Mercoledi, 03/06/2020 - È stata vincente la scelta di mandare in streaming su Rai Play, per fare memoria dei morti di mafia nel nostro Paese e ricordare i valori della legalità, la fiction dedicata a una donna del tutto unica, Felicia Bartolotta Impastato, madre di Giuseppe Impastato detto Peppino, brutalmente ucciso dalla mafia nel maggio del 1978: nei giorni precedenti alla messa in onda del biopic, in prima serata, una catena di messaggi sui social (sembra lanciata da Giovanni Impastato, fratello di Peppino) pregava di sintonizzarsi su Rai Play (trailer) e seguire il programma, per aumentare l’audience, e dimostrare così ai vertici Rai l’interesse del pubblico alla storia di questa madre coraggio e, di conseguenza, a sostenere la forza delle idee e della cultura per contrastare la mafia: “Vediamoci tutti davanti ai teleschermi, distanti ma uniti, per stare assieme, per fare memoria, per ricordare un messaggio importante”.
Felicia Bartolotta, vedova Impastato, pur avendo sposato Luigi, imparentato con le potenti famiglie mafiose locali, fu la prima donna in Italia a costituirsi Parte Civile, insieme al figlio Giovanni, in un processo di mafia contro i boss locali che erano risultati mandanti dell’omicidio di Peppino (in primis Gaetano Badalamenti), dopo la tragica fine del figlio e dopo aver compreso perché Giuseppe e Giovanni Impastato, i suoi due figli, si erano legati entrambi fin da giovani a movimenti in aperto contrasto con la mafia, decisi a combattere in prima persona la cultura mafiosa che avviliva e devastava la Sicilia e il loro paese di origine, Cinisi.
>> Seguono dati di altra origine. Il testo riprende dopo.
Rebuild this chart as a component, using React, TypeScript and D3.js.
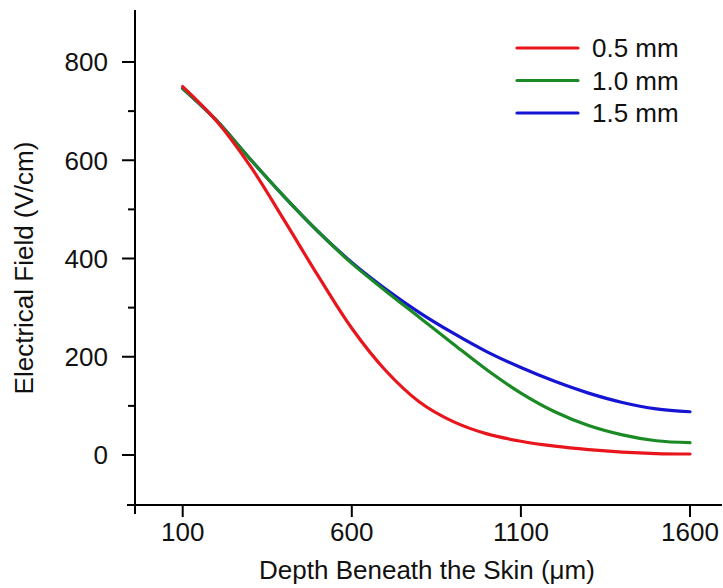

Del resto anche il marito, che aveva cercato in qualche modo di proteggere il figlio, per le sue aperte denunce ai mafiosi tramite Radio Aut e la sua militanza in Democrazia Proletaria, venne giustiziato dalla mafia mediante un finto incidente.
Felicia, dopo la morte annunciata del figlio - che la mafia cercò di trasformare in suicidio e che avvenne nel giorno del ritrovamento del corpo di Aldo Moro, il 9 maggio del 1978 - decise di reagire al dolore con le armi della legge e della cultura (spesso ripeteva: “la mafia non si combatte con la pistola ma con la cultura”) e, per questo, venne criticata nel suo paese: invece di portare il lutto piangendo e stando in silenzio, iniziò a rilasciare interviste, a parlare con tutti coloro che potevano aiutarla, attivisti, giudici, giornalisti, sfidando apertamente i mafiosi locali e aprendo ai giovani e alle scuole la propria casa, che trasformò in un ‘museo’ in ricordo del figlio, raccogliendo materiali, documenti, fotografie che saranno il primo nucleo del Centro Giuseppe Impastato.
La fiction mostra Felicia che combatte, specialmente dopo la prima archiviazione per mancanza di prove, per la riapertura del processo insieme al figlio Giovanni e agli amici attivisti di Peppino, che andarono loro stessi a raccogliere prove sul luogo dell’omicidio, fino all’incontro con il giudice Rocco Chinnici (interpretato dal bravo Antonio Catania) che fece riaprire il caso ma venne anche lui assassinato di lì a poco. Dopo vent’anni di travaglio, finalmente, i mandanti vennero affidati alla giustizia. Felicia è morta il 7 dicembre del 2004 e la sua casa di Cinisi si chiama ora «Casa della memoria Felicia e Peppino Impastato».
La personalità di Felicia, interpretata da una bravissima Lunetta Savino, la sua determinazione e ostinazione, ben emergono dalla fiction, che pure soffre, inevitabilmente, di una ‘fattura televisiva’ ma ben arriva l’importante messaggio di impegno civile e di contrasto alla mafia ed insegna come spesso, i risultati, i frutti, di una lotta si vedono sulla lunga distanza.
In questo lavoro paziente e perseverante le donne sono state da sempre in prima linea.